Les mêmes sans doute qui s’adonnent
à d’autres danses et qui ont payé leur entrée au bal
des prétendants qui bat son plein depuis les cantonales et leur
trop-plein d’abstentionnistes. C’est à qui, imitant la java bleue
de Berlusconi à Lampedusa, entrera en piste le premier pour éblouir
la galerie. J’espère que le PS ne nous jouera pas trop le quadrille
des lanciers et que certains, à droite, abandonneront vite cette
valse à trois temps qu’ils esquissent avec la luciférienne
qui n’a rien du romantisme échevelé d’une Emma Bovary. Rendez-vous
en mai 2012.
Danse avec le siècle nous
propose aussi de substituer à la galerie des ego surdimensionnés
des assoiffés de pouvoir qui ne pensent qu’à ça, le
« nous » d’un projet véritablement collectif pour le
plus grand bien de tous. Et c’est vrai que le citoyen en a ras le bol de
ces « moi je, moi je, moi je… ».
Que restera-t-il bientôt de
nos lamentables cantonales et des « clubs d’électeurs
aux stupides bagarres » pour reprendre la formule de feu Jules Laforgue
? Rien.

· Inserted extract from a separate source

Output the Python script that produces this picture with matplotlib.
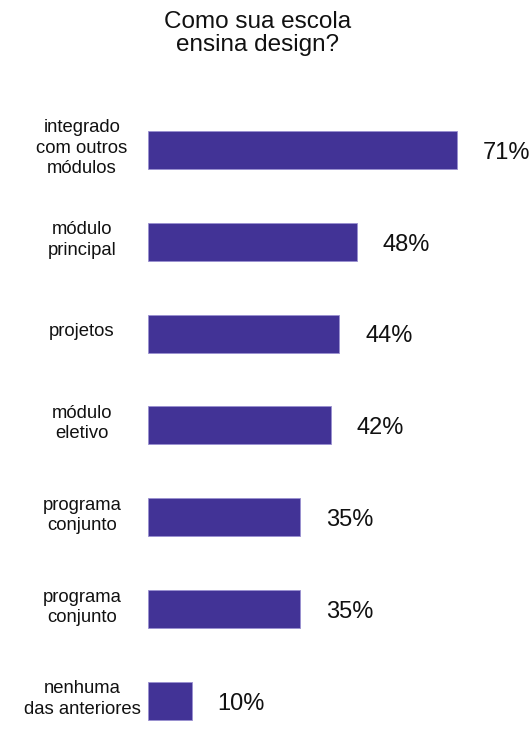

Rien si ce n’est
« …par les brumes Sali, »
« Les feuilles d’or des bois
et les placards moroses »
« Jaunes, bleus, verts fielleux,
écarlates ou roses, »
« Des candidats noyés
par l’averse et l’oubli. »
Par l’averse radioactive du déluge
de nos déraisons ? Espérons quand même que loin du
« de profundis sceptique et monotone », il nous restera les
amoureux de Laforgue « seuls dans leur nid » et qui s’adorent.